Exciting milestone for @Ripple in Australia! 🇦🇺
Ripple is obtaining an Australian Financial Services License (AFSL). As we continue to bridge TradFi with the next gen of digital infrastructure, regulatory compliance remains the foundation of everything we build:… pic.twitter.com/JNF1iQSyG7
— Ripple (@Ripple) March 10, 2026
The company announced plans to acquire BC Payments Australia Pty Ltd, a corporate entity tied to the European Banking Circle Group. The deal gives Ripple access to an Australian Financial Services License, which the company says is key to scaling its payments business in the region.
The acquisition is expected to close on April 1, according to Ripple APAC managing director Fiona Murray. She said there was “enough institutional interest in digital assets to warrant the investment.”
Rather than applying for a new AFSL directly, Ripple chose to buy a company that already holds one. It’s a faster route to market, though the license depends on the deal completing successfully.
With the AFSL in place, Ripple says it can manage the full lifecycle of a payment — from onboarding and compliance through to funding, foreign exchange, liquidity management, and final payout — combining traditional banking and digital assets in one system.
Australian customers already using Ripple Payments include Hai Ha Money Transfer, Stables, Caleb & Brown, Flash Payments, and Independent Reserve.
Ripple’s APAC Growth
Ripple said its APAC payments volume nearly doubled year-on-year in 2025, though it did not release specific figures. That growth is part of a broader milestone the company reported last week — $100 billion in total processed volume across 60 markets.
The company is also joining Project Acacia, an initiative run by the Reserve Bank of Australia and the Digital Finance Cooperative Research Centre, focused on digital asset infrastructure.
Australia is in the process of building out its crypto regulatory framework. The Digital Asset Framework bill passed the lower house in February and is currently before the Senate.
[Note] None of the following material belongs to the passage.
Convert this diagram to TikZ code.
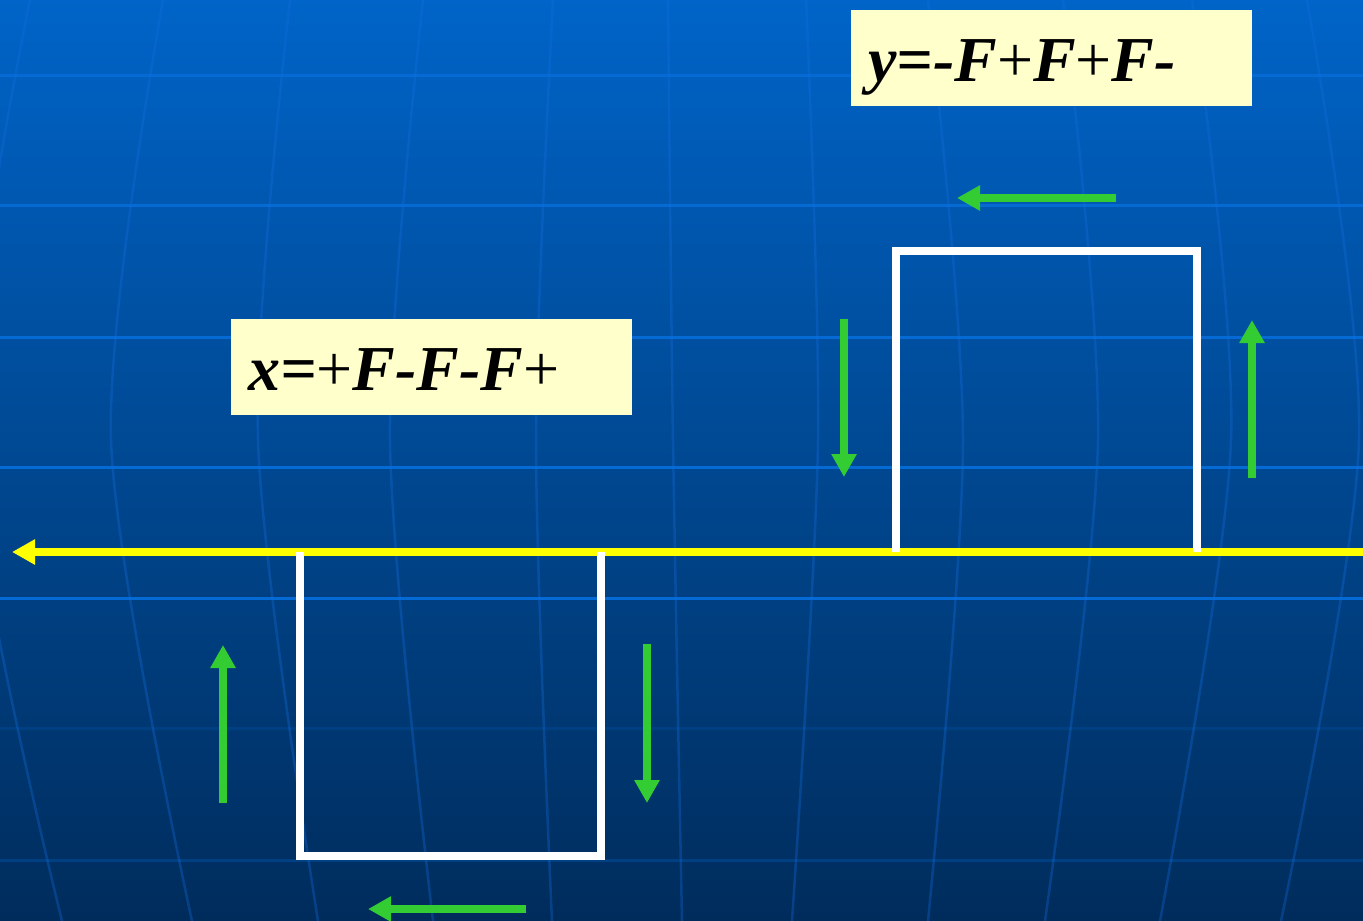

The country’s markets regulator, ASIC, has said it won’t take enforcement action on licensing until at least June 30, 2026.
Ripple’s Broader Licensing Push
The Australia move is part of a wider licensing effort. Over the last 12 months, Ripple has secured payment licenses in Singapore, the UAE, and the UK. It also recently received conditional approval for a national trust banking charter in the US.
Ripple expanded further through acquisitions, buying Hidden Road — now rebranded Ripple Prime — making it the first crypto-native company to own a multi-asset prime broker. It also acquired corporate treasury platform GTreasury.
Murray said she hopes the AFSL move will help address crypto debanking in Australia, where major banks have placed restrictions on customers sending money to crypto exchanges. Australia’s four largest banks — Commonwealth Bank, ANZ, National Australia Bank, and Westpac — have all imposed some form of these restrictions.
Crypto exchange Coinbase is also working to secure an AFSL in the coming months.
XRP was trading at $1.38, up 0.3% on the day and 1.7% on the week at the time of the announcement.